¿Quién no ha tenido la experiencia cercana o personal de tener algún conocido que tiene a su padre o madre en una residencia de la tercera edad?. También somos conscientes del escaso número de establecimientos públicos, pues gran parte de las residencias de mayores son concertadas o privadas. Hace algunas décadas los mayores formaban parte integrante y activa de las familias, pero avanzando los tiempos, las familias se han convertido en nucleares, constituidas por los padres y uno o dos hijos lo máximo. Atrás han quedado las familias extensas donde convivían padres, hijos, el abuelo e incluso tíos o primos. La trasformación de la sociedad ha conllevado una trasformación de la familia.

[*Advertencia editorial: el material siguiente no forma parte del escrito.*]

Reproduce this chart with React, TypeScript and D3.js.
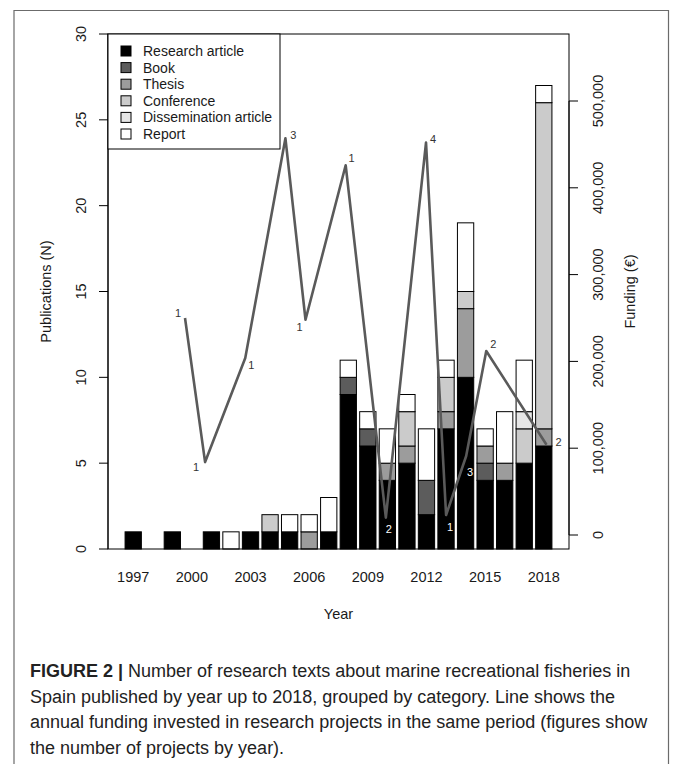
import * as d3 from 'd3'

// publications per year, stacked by category
const years = [1997, 1998, 1999, 2000, 2001, 2002, 2003, 2004, 2005, 2006, 2007,
  2008, 2009, 2010, 2011, 2012, 2013, 2014, 2015, 2016, 2017, 2018]
const researchArticle = [1, 0, 1, 0, 1, 0, 1, 1, 1, 0, 1, 9, 6, 4, 5, 2, 7, 10, 4, 4, 5, 6]
const book = [0, 0, 0, 0, 0, 0, 0, 0, 0, 0, 0, 1, 1, 0, 0, 2, 0, 0, 1, 0, 0, 0]
const thesis = [0, 0, 0, 0, 0, 0, 0, 0, 0, 1, 0, 0, 0, 1, 1, 0, 1, 4, 1, 1, 0, 1]
const conference = [0, 0, 0, 0, 0, 0, 0, 1, 0, 0, 0, 0, 0, 0, 2, 0, 2, 1, 0, 0, 2, 19]
const dissemination = [0, 0, 0, 0, 0, 0, 0, 0, 0, 0, 0, 0, 0, 0, 0, 0, 0, 0, 0, 0, 1, 0]
const report = [0, 0, 0, 0, 0, 1, 0, 0, 1, 1, 2, 1, 1, 2, 1, 3, 1, 4, 1, 3, 3, 1]

const categories = ['Research article', 'Book', 'Thesis', 'Conference', 'Dissemination article', 'Report']
const categoryColors = ['#000000', '#5c5c5c', '#9c9c9c', '#cbcbcb', '#e6e6e6', '#ffffff']
const series = [researchArticle, book, thesis, conference, dissemination, report]

// funding line (EUR) and number of projects
const fundYears = [2000, 2001, 2003, 2005, 2006, 2008, 2010, 2012, 2013, 2014, 2015, 2018]
const funding = [250000, 84000, 204000, 457000, 248000, 426000, 20000, 452000, 23000, 91000, 212000, 104000]
const projects = [1, 1, 1, 3, 1, 1, 2, 4, 1, 3, 2, 2]
// label placement around each vertex
const labelDx = [-7, -9, 6, 8, -6, 6, 3, 7, 4, 4, 7, 12]
const labelDy = [-5, 5, 7, -3, 7, -7, 11, -4, 12, 16, -7, -3]
const labelWhite = [false, false, false, false, false, false, true, false, true, true, false, false]

const leftTicks = [0, 5, 10, 15, 20, 25, 30]
const rightTicks = [0, 100000, 200000, 300000, 400000, 500000]
const yearLabels = [1997, 2000, 2003, 2006, 2009, 2012, 2015, 2018]

const captionLines = [
  'Number of research texts about marine recreational fisheries in',
  'Spain published by year up to 2018, grouped by category. Line shows the',
  'annual funding invested in research projects in the same period (figures show',
  'the number of projects by year).',
]

const W = 673, H = 764
const L = 108, R = 569, T = 34, B = 549
const font = '"Liberation Sans", Arial, sans-serif'
const ink = '#1a1a1a'

export default function App() {
  const xBar = d3.scaleLinear().domain([-0.848, 27.448]).range([L, R])
  const yLeft = d3.scaleLinear().domain([0, 30]).range([B, T])
  const xYear = d3.scaleLinear().domain([1996.165, 2019.12]).range([L, R])
  const yFund = d3.scaleLinear().domain([-16129, 577189]).range([B, T])
  const bw = xBar(1) - xBar(0)
  const barLeft = (i: number) => xBar(0.2 + 1.2 * i)

  const stacked = years.map((_, i) => {
    let acc = 0
    return series.map((s, k) => {
      const y0 = acc
      acc += s[i]
      return { k, y0, y1: acc }
    }).filter(d => d.y1 > d.y0)
  })

  const fundPts = fundYears.map((yr, i) => [xYear(yr), yFund(funding[i])] as [number, number])
  const line = d3.line()(fundPts) ?? ''
  const fmt = d3.format(',')

  return (
    <div style={{ position: 'absolute', left: 0, top: 0 }}>
      <svg width={W} height={H} style={{ display: 'block', background: '#fff' }} fontFamily={font}>
        <path d={`M14,${H} V10.5 H668.5 V${H}`} fill="none" stroke="#6b6b6b" strokeWidth={1.2} />

        {/* bars */}
        {stacked.map((segs, i) => segs.map(s => (
          <rect key={`${i}-${s.k}`} x={barLeft(i)} width={bw}
            y={yLeft(s.y1)} height={yLeft(s.y0) - yLeft(s.y1)}
            fill={categoryColors[s.k]} stroke="#000" strokeWidth={1} />
        )))}

        {/* funding line */}
        <path d={line} fill="none" stroke="#5a5a5a" strokeWidth={2.6} strokeLinejoin="round" />
        {fundPts.map((p, i) => (
          <text key={i} x={p[0] + labelDx[i]} y={p[1] + labelDy[i] + 4} fontSize={11}
            textAnchor="middle" fill={labelWhite[i] ? '#fff' : '#333'}>{projects[i]}</text>
        ))}

        {/* plot box */}
        <rect x={L} y={T} width={R - L} height={B - T} fill="none" stroke="#000" strokeWidth={1} />

        {/* left axis */}
        <line x1={L} x2={L} y1={yLeft(0)} y2={yLeft(30)} stroke="#000" />
        {leftTicks.map(t => (
          <g key={t}>
            <line x1={L - 9} x2={L} y1={yLeft(t)} y2={yLeft(t)} stroke="#000" />
            <text transform={`translate(85.5,${yLeft(t)}) rotate(-90)`} textAnchor="middle"
              fontSize={14.5} fill={ink}>{t}</text>
          </g>
        ))}
        <text transform={`translate(50.5,${(T + B) / 2}) rotate(-90)`} textAnchor="middle"
          fontSize={14.5} fill={ink}>Publications (N)</text>

        {/* right axis */}
        <line x1={R} x2={R} y1={yFund(0)} y2={yFund(500000)} stroke="#000" />
        {rightTicks.map(t => (
          <g key={t}>
            <line x1={R} x2={R + 9} y1={yFund(t)} y2={yFund(t)} stroke="#000" />
            <text transform={`translate(603,${yFund(t)}) rotate(-90)`} textAnchor="middle"
              fontSize={14.5} fill={ink}>{fmt(t)}</text>
          </g>
        ))}
        <text transform={`translate(635,${(T + B) / 2}) rotate(-90)`} textAnchor="middle"
          fontSize={14.5} fill={ink}>Funding (€)</text>

        {/* x labels */}
        {yearLabels.map(yr => (
          <text key={yr} x={barLeft(years.indexOf(yr)) + bw / 2} y={582} textAnchor="middle"
            fontSize={14.5} fill={ink}>{yr}</text>
        ))}
        <text x={(L + R) / 2} y={619} textAnchor="middle" fontSize={14.5} fill={ink}>Year</text>

        {/* legend */}
        <rect x={L} y={T} width={172} height={115} fill="#fff" stroke="#000" />
        {categories.map((c, k) => (
          <g key={c} transform={`translate(0,${51 + k * 16.6})`}>
            <rect x={121} y={-5} width={10} height={10} fill={categoryColors[k]} stroke="#000" />
            <text x={143} y={5} fontSize={14} fill={ink}>{c}</text>
          </g>
        ))}

        {/* caption */}
        {captionLines.map((ln, i) => (
          <text key={i} x={30} y={677 + i * 25.5} fontSize={18} fill="#222"
            fontFamily={'"Liberation Sans Narrow", "Liberation Sans", Arial, sans-serif'}>
            {i === 0 && <tspan fontWeight="bold">FIGURE 2 | </tspan>}
            {ln}
          </text>
        ))}
      </svg>
    </div>
  )
}
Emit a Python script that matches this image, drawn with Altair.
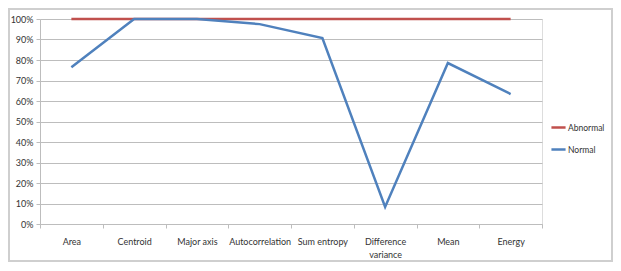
import altair as alt
import pandas as pd

categories = ["Area", "Centroid", "Major axis", "Autocorrelation", "Sum entropy",
              "Difference variance", "Mean", "Energy"]
abnormal = [1.0, 1.0, 1.0, 1.0, 1.0, 1.0, 1.0, 1.0]
normal = [0.765, 1.0, 1.0, 0.975, 0.907, 0.083, 0.785, 0.634]
series = ["Abnormal", "Normal"]
colors = ["#c0504d", "#4f81bd"]

rows = []
for c, v in zip(categories, abnormal):
    rows.append({"feature": c, "value": v, "series": "Abnormal"})
for c, v in zip(categories, normal):
    rows.append({"feature": c, "value": v, "series": "Normal"})
df = pd.DataFrame(rows)

FONT = "Lato"
GRID = "#bdbdbd"

lines = alt.Chart(df).mark_line(strokeWidth=2.5).encode(
    x=alt.X("feature:N", sort=categories, bandPosition=0.5,
            scale=alt.Scale(type="band", paddingInner=0, paddingOuter=0),
            axis=alt.Axis(title=None, labelAngle=0, tickBand="extent", grid=False,
                          domainColor=GRID, tickColor=GRID, tickSize=4,
                          labelFont=FONT, labelFontSize=9, labelColor="#333333",
                          labelPadding=9, labelLineHeight=13,
                          labelExpr="datum.label == 'Difference variance' ? ['Difference', 'variance'] : datum.label")),
    y=alt.Y("value:Q", scale=alt.Scale(domain=[0, 1], nice=False),
            axis=alt.Axis(title=None, format=".0%", values=[i / 10 for i in range(11)],
                          grid=True, gridColor=GRID, gridWidth=1.2,
                          domainColor=GRID, tickColor=GRID, tickSize=4,
                          labelFont=FONT, labelFontSize=9, labelColor="#333333",
                          labelPadding=3)),
    color=alt.Color("series:N", scale=alt.Scale(domain=series, range=colors),
                    legend=alt.Legend(title=None, orient="none", legendX=510, legendY=100,
                                      symbolType="stroke", symbolStrokeWidth=2.5,
                                      symbolSize=200, labelFont=FONT, labelFontSize=8.5,
                                      labelColor="#333333", rowPadding=8, labelOffset=1)),
    order=alt.Order("series:N"),
)

border = alt.Chart(pd.DataFrame({"a": [0]})).mark_rect(
    fill=None, stroke="#cfcfcf", strokeWidth=2
).encode(x=alt.value(-31), x2=alt.value(572), y=alt.value(-10), y2=alt.value(242))

chart = alt.layer(border, lines).properties(
    width=502, height=205,
    autosize=alt.AutoSizeParams(type="none"),
    padding={"left": 32, "top": 11, "right": 71, "bottom": 39},
).configure_view(stroke=None).configure(background="white")

chart.save("out.html", embed_options={"renderer": "svg", "actions": False})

En las culturas triviales y no occidentales, el papel del mayor es crucial para la estabilidad social; aporta sabiduría y sirve de correa de trasmisión entre generaciones. En el mundo occidentalizado y apresurado de la modernidad, el papel del mayor, no productivo laboralmente, es un estorbo para las familias y para la propia sociedad. Como afirmaba el psicólogo americano James Hillman, “el mayor es un estorbo, ni sirve para nada ni se siente útil y no le queda más remedio que demenciarse”.
La institucionalización del mayor conlleva un alejamiento de las estructuras vivas de la sociedad. Incluso las propias residencias se convierten en guetos desgajados del tejido social. Por ello y entre otras cosas, debemos tratar de integrar los centros residenciales en la estructura sociosanitaria de nuestro tejido social. Los centros de mayores son una importante oportunidad de integrar los cuidados de media y larga estancia sociosanitaria y se convierten en claros exponentes de coordinación sociosanitaria. ¿Por qué no lo vemos? Seguimos perdiendo oportunidades para la integración de un modelo que nunca debería haberse atomizado.
Estas reflexiones y otras surgieron en el interesante debate del V Congreso de Edad y Vida sobre Dependencia y Calidad de Vida.